Great post Kim! Thank you for always being on top of Facebook changes and sharing them! I do think fb is taking too much control. It’s gotten more difficult for business pages. Seems they are shutting them out. It’s going to be interesting to see what happens. Like others, I understand about the spammy link posts. But users are having less and less say so.

Kim Garst
7 years ago

You can already pay to boost a post on your personal profile, William. Yes, you are right, we don’t get to choose. If we want to play on their playground, we have to play by their rules.

Kim Garst
7 years ago

I would not advise deleting your fan page, Bronwyn. Don’t stress over trying to stay on top of it yourself! Instead, I would find someone who is doing it right and learn from them.

Kim Garst
7 years ago

It does sound good on the surface of it but I am worried about the fact that Facebook’s ‘unknown’ algorithm gets to choose who sees our content in an ever increasing censorship role.

Kim Garst
7 years ago

It’s going to be interesting, Roz! If it works, I am all for it but I see so many chances for this to be more about censorship than quality control of content.

Kim Garst
7 years ago

I don’t think it’s time to ditch Facebook. Not by any stretch of the imagination. It’s still a huge marketplace and smart marketers always have their eggs in multiple baskets anyway. Those that roll with the changes and learn to leverage the platform are going to kill it in my opinion. But it is going to require staying on top of what’s working now.

Kim Garst
7 years ago

I agree, Richard.
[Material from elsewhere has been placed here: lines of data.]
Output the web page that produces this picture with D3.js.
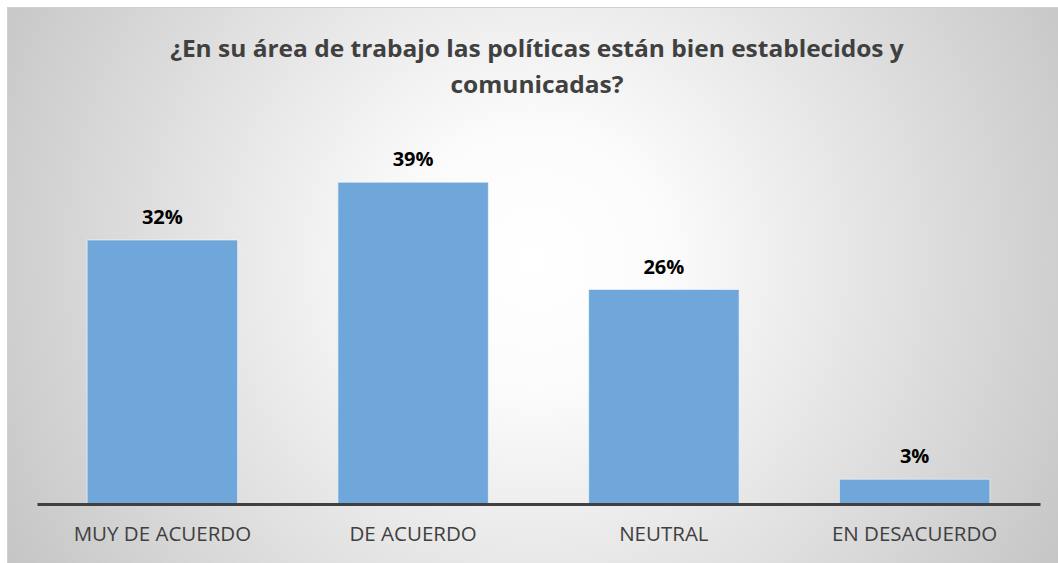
<!DOCTYPE html>
<html>
<head>
<meta charset="utf-8">
<script src="https://cdn.jsdelivr.net/npm/d3@7"></script>
<style>
  html, body { margin: 0; padding: 0; background: #ffffff; }
  svg { display: block; }
</style>
</head>
<body>
<svg id="chart" width="1058" height="563"></svg>
<script>
// Survey answers and their share of responses
const categories = ["MUY DE ACUERDO", "DE ACUERDO", "NEUTRAL", "EN DESACUERDO"];
const values = [0.32, 0.39, 0.26, 0.03];
const titleLines = ["¿En su área de trabajo las políticas están bien establecidos y", "comunicadas?"];

const W = 1058, H = 563;
const svg = d3.select("#chart");

// Background panel with a soft radial gradient
const defs = svg.append("defs");
const grad = defs.append("radialGradient")
  .attr("id", "bg")
  .attr("gradientUnits", "userSpaceOnUse")
  .attr("cx", 535).attr("cy", 260).attr("r", 610);
grad.append("stop").attr("offset", "0").attr("stop-color", "#ffffff");
grad.append("stop").attr("offset", "0.22").attr("stop-color", "#fbfbfb");
grad.append("stop").attr("offset", "1").attr("stop-color", "#c5c5c5");

svg.append("rect")
  .attr("x", 7.5).attr("y", 7.5)
  .attr("width", W - 7).attr("height", H - 7)
  .attr("fill", "url(#bg)")
  .attr("stroke", "#d0d0d0").attr("stroke-width", 1);

const margin = { left: 37, right: 18, top: 174, bottom: 59 };
const baseline = H - margin.bottom;

const x = d3.scaleBand()
  .domain(categories)
  .range([margin.left, W - margin.right])
  .paddingInner(0.4)
  .paddingOuter(0.2);

const y = d3.scaleLinear()
  .domain([0, 0.40])
  .range([baseline, margin.top]);

// Bars
svg.append("g").selectAll("rect")
  .data(categories)
  .join("rect")
  .attr("x", d => x(d))
  .attr("y", (d, i) => y(values[i]))
  .attr("width", x.bandwidth())
  .attr("height", (d, i) => baseline - y(values[i]))
  .attr("fill", "#70a7da")
  .attr("stroke", "rgba(255,255,255,0.55)")
  .attr("stroke-width", 1);

// Value labels above bars
const fmt = d3.format(".0%");
svg.append("g").selectAll("text")
  .data(categories)
  .join("text")
  .attr("x", d => x(d) + x.bandwidth() / 2)
  .attr("y", (d, i) => y(values[i]) - 16)
  .attr("text-anchor", "middle")
  .attr("font-family", "'Open Sans', sans-serif")
  .attr("font-weight", "bold")
  .attr("font-size", 20)
  .attr("fill", "#000000")
  .text((d, i) => fmt(values[i]));

// Category axis
const axis = d3.axisBottom(x).tickSize(0).tickPadding(22);
const gAxis = svg.append("g")
  .attr("transform", `translate(0,${baseline})`)
  .call(axis);
gAxis.select(".domain")
  .attr("stroke", "#404040")
  .attr("stroke-width", 3);
gAxis.selectAll(".tick text")
  .attr("font-family", "'Open Sans', sans-serif")
  .attr("font-size", 20.5)
  .attr("fill", "#404040");

// Title, slightly widened
svg.append("g").selectAll("text")
  .data(titleLines)
  .join("text")
  .attr("transform", (d, i) => `translate(${W / 2 + 8},${57 + i * 36}) scale(1.065,1)`)
  .attr("text-anchor", "middle")
  .attr("font-family", "'Open Sans', sans-serif")
  .attr("font-weight", "bold")
  .attr("font-size", 23)
  .attr("fill", "#404040")
  .text(d => d);
</script>
</body>
</html>
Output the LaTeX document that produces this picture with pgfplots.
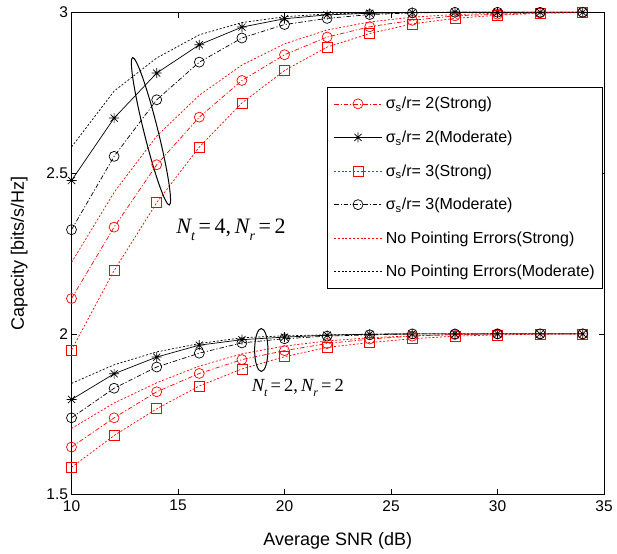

Unique content that your audience can connect and engage with!

Kim Garst
7 years ago

Glad you got some takeaways!

Kim Garst
7 years ago

I don’t have a problem with them cracking down either BUT in doing so, there will be some caught in the crossfire with legitimate content being censored.

Kim Garst
7 years ago

Yes, good content and applying paid advertising to the mix is where it’s at! Glad to hear you are having success.

Kim Garst
7 years ago

Do you have a consistent content plan and strategy for Facebook?

Kim Garst
7 years ago

It’s all in the verbiage, Georgina, and how you present it. For example, LIKE THIS if…

Kim Garst
7 years ago

Definitely agree!

Kim Garst
7 years ago

I have mixed feelings about the whole thing. Don’t like the censorship for sure!

Kim Garst
Admin
2 years ago

Yes, people are still using Periscope 😉

RJ
RJ
1 year ago

In my opinion, the algorithm is crap. I know that would be a lot of work to actually someone physically check the content posted but I personally think that they should increase number of people checking that.
I am posting about positive thinking, motivation, self-awareness, self-improvement on my personal website. I just want to share it on FB, I won’t lie, to get more people to read that. And yet my posts are treated as spam.